14] The next question would be, whether the
permanent disability of 34 % could also be equally
linked to the loss of earning capacity in the present case
or not. According to the Tribunal, it cannot be equally
linked and there has to be a practical view taken of the
whole issue. Accordingly, the Tribunal found that the
loss of earning capacity was only to the extent of 20 %
and this has been determined by the Tribunal by doing
some guess work. I could not find any reference point for
making such guess work by the Tribunal. Nevertheless,
what is more important now is the fact that such
reduction in the percentage of the loss of earning
capacity has not been challenged by the respondent
no.1. That apart, on a closer scrutiny of evidence, I am
able to discover a faint hint in this regard. It is about the
ability of respondent no.1 to perform at least some of the
tasks by using his left arm. If this is the case, one may as
(Judgment) 1209 FA 698-2017 14/15
well say, the reduction in earning capacity here is not
coextensive with percentage of permanent disability and
the reduction in earning capacity could be about half of
the percentage of disability, which by rounding off
exercise, would come to 20%. I think these could be
reasons enough for us to uphold the finding recorded by
the Tribunal to the effect that so far as loss of earning
capacity is concerned, it is only to the extent of 20%.

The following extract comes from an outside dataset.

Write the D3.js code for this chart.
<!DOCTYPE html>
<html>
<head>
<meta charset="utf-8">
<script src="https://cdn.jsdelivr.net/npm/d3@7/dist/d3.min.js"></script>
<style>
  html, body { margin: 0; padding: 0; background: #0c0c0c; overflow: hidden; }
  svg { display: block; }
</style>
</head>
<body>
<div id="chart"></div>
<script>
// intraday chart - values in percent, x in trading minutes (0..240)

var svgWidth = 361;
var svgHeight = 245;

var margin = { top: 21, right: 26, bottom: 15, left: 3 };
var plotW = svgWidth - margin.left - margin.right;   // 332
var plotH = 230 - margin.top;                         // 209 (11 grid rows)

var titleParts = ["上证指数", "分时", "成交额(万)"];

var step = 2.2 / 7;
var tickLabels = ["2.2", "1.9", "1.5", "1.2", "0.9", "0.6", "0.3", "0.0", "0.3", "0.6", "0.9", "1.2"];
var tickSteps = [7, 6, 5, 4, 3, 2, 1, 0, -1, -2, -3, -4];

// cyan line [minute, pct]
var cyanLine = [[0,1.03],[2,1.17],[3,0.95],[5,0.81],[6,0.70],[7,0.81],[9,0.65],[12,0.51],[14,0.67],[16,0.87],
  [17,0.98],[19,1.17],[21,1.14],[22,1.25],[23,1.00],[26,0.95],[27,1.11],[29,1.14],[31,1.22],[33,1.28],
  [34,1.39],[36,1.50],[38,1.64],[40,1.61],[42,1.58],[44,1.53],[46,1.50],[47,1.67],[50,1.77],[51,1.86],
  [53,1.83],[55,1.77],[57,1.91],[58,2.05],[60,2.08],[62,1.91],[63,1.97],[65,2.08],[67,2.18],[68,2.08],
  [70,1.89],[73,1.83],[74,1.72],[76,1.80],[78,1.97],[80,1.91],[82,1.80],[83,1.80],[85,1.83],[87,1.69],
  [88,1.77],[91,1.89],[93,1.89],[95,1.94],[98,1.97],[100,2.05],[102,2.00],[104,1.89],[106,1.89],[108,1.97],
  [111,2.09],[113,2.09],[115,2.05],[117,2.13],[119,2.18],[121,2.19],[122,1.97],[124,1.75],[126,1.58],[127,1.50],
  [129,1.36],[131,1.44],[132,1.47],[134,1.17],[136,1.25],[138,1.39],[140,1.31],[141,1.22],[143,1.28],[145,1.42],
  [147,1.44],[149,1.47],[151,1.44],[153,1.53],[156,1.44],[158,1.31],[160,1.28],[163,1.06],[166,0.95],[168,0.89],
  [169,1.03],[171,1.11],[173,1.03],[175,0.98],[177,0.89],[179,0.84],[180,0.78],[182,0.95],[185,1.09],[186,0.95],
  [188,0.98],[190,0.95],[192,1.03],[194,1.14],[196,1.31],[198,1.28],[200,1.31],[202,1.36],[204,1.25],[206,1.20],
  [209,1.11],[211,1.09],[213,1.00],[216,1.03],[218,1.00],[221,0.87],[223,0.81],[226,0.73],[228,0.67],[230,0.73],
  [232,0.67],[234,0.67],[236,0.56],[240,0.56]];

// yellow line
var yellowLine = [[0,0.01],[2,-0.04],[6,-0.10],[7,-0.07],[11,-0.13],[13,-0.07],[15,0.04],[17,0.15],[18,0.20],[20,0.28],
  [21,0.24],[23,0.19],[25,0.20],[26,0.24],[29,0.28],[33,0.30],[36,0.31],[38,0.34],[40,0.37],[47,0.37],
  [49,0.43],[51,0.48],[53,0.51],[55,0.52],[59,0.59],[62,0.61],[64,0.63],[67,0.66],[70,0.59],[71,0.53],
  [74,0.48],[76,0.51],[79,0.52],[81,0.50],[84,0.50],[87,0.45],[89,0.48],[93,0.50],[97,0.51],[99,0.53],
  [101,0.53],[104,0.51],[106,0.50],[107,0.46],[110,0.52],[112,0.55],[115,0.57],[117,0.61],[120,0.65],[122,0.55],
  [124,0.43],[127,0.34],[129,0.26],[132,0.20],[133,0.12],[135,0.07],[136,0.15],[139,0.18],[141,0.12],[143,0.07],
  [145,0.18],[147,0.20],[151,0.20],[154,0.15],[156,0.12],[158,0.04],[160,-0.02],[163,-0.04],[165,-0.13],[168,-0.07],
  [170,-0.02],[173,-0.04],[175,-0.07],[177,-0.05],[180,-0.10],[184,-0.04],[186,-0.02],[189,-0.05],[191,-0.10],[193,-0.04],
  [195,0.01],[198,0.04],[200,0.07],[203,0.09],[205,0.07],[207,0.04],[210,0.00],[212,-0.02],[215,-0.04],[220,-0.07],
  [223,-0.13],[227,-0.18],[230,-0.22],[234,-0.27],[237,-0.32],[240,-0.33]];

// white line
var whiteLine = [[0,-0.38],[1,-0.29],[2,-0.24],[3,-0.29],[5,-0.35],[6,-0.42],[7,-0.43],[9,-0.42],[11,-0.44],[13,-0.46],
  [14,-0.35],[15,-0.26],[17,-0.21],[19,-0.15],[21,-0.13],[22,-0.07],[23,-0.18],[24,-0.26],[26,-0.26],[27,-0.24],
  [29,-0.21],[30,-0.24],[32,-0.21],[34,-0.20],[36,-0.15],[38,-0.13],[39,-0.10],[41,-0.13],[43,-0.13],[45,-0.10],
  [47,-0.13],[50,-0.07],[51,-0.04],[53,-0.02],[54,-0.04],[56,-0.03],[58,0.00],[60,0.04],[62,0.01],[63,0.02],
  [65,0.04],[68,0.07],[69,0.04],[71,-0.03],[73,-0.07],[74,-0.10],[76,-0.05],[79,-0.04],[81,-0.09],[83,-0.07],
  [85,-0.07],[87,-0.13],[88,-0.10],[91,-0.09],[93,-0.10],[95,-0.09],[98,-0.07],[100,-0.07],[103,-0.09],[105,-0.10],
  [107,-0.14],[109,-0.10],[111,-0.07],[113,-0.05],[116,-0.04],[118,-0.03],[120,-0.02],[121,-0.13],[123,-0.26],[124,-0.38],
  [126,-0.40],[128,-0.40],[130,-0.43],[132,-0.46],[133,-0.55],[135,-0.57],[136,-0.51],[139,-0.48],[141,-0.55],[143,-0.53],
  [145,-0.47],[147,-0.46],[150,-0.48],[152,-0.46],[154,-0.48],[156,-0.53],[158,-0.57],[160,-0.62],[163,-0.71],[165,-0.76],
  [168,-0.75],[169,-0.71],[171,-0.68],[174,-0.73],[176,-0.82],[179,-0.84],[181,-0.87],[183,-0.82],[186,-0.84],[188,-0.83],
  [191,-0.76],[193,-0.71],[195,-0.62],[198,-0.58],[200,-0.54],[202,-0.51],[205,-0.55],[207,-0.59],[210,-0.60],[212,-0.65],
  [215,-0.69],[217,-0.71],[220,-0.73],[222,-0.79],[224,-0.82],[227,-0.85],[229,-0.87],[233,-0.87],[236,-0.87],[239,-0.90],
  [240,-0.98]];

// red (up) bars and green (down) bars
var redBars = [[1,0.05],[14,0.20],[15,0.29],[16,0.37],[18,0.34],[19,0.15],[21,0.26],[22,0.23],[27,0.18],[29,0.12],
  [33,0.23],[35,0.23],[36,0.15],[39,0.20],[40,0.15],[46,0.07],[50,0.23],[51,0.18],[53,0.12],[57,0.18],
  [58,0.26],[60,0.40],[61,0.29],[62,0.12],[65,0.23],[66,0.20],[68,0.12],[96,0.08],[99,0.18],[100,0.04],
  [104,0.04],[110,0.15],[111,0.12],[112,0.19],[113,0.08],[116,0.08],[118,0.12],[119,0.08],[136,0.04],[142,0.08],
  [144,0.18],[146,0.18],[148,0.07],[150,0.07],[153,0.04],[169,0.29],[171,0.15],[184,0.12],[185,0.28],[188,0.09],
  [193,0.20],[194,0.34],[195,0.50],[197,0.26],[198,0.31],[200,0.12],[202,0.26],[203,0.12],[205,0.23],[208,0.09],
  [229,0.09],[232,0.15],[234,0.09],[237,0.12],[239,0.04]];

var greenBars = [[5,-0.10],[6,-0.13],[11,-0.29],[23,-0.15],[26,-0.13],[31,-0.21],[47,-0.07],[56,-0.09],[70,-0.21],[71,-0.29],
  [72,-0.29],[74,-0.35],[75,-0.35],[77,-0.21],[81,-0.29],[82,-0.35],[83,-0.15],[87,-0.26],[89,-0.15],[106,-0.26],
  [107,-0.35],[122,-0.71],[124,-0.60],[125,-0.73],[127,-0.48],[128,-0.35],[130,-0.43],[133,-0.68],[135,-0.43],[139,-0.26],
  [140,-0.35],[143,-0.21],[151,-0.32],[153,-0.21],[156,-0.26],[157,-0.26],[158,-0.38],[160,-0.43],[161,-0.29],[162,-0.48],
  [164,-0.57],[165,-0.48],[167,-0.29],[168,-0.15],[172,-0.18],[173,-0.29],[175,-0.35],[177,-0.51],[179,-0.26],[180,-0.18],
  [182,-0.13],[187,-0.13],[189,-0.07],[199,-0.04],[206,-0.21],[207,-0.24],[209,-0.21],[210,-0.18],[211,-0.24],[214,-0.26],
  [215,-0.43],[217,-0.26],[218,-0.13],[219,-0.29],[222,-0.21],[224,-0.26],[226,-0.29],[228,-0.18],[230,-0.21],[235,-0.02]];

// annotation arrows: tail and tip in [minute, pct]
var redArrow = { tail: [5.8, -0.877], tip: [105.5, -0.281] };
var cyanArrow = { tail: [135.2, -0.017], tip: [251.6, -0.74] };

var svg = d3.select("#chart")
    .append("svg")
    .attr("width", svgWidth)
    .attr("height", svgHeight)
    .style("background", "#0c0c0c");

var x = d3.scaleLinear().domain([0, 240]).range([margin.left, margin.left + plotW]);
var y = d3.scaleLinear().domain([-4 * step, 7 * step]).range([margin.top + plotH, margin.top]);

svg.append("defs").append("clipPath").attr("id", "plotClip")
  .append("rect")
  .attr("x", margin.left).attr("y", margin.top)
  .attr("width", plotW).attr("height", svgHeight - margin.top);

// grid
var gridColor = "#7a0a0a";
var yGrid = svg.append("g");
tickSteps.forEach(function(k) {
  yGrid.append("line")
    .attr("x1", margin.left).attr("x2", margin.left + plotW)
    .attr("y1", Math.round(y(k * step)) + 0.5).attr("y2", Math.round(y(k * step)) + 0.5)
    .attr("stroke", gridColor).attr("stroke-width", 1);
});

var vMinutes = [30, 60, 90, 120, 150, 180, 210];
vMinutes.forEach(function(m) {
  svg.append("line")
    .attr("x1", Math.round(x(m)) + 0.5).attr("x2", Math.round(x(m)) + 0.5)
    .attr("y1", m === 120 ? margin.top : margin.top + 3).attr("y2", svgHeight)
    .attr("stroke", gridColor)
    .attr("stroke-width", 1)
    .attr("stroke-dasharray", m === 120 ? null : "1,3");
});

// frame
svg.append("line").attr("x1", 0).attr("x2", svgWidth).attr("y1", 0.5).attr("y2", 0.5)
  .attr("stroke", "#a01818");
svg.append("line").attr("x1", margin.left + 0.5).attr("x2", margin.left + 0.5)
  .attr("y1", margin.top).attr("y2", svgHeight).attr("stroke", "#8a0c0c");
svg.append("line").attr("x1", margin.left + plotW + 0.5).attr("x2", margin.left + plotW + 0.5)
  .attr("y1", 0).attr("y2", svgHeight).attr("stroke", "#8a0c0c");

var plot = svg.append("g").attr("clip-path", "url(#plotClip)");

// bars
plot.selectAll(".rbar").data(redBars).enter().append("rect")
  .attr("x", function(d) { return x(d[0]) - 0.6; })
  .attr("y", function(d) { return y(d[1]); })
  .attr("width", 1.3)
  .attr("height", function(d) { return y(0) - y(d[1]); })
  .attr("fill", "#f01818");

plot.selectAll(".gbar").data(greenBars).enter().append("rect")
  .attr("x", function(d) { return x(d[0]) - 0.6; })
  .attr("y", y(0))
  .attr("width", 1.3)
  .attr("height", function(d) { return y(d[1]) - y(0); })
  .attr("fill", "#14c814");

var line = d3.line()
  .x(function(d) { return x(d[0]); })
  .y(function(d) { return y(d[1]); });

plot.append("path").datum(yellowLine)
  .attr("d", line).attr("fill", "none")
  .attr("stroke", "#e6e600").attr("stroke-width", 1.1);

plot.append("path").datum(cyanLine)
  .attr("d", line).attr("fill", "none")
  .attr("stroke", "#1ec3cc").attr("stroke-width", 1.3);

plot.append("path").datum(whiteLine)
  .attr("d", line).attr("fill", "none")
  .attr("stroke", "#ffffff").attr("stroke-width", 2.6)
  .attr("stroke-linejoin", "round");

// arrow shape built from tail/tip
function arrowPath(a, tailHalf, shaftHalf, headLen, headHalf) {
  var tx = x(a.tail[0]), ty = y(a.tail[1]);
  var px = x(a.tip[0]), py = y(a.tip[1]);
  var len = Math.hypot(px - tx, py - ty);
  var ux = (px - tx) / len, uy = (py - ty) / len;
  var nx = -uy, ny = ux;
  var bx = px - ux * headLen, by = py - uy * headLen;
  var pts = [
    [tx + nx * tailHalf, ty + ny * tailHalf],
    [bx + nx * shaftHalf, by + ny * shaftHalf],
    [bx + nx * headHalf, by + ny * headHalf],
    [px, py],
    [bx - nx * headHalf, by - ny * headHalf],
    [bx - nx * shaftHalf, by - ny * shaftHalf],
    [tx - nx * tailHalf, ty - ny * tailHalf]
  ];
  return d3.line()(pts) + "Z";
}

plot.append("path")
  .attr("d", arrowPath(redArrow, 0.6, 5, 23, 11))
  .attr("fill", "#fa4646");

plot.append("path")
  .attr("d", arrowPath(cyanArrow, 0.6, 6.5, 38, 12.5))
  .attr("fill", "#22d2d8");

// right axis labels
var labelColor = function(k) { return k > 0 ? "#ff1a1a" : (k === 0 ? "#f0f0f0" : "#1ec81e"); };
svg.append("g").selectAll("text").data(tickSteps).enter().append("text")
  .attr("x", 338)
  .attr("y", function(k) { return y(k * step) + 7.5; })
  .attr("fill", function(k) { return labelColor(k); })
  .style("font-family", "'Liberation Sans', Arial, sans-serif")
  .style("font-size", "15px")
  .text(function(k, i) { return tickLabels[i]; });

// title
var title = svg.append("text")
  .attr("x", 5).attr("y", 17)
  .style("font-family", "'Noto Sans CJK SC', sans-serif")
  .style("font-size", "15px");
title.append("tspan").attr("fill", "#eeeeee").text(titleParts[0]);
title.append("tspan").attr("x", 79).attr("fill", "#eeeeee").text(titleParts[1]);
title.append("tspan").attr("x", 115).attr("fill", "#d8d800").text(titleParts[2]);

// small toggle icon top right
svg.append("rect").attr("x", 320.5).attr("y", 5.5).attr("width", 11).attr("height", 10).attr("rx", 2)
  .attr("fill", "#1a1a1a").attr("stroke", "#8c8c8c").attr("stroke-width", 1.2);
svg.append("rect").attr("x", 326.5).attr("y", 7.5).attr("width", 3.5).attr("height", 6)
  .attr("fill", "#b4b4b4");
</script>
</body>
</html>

Once this is done, I do not think that the calculations
carried out by the Tribunal in determining the final
amount of compensation, payable to the respondent
no.1, could be found to be erroneous.
15] In the circumstances, I am of the opinion that
the final amount of compensation awarded by the
Tribunal to the respondent no.1, is just and proper.
There is no scope for making interference in the
impugned award. Second point is answered in the
affirmative.
16] Thus, I find no merit in the appeal. It
deserves to be dismissed.
(Judgment) 1209 FA 698-2017 15/15
17] Appeal stands dismissed.
18] Parties to bear their own costs.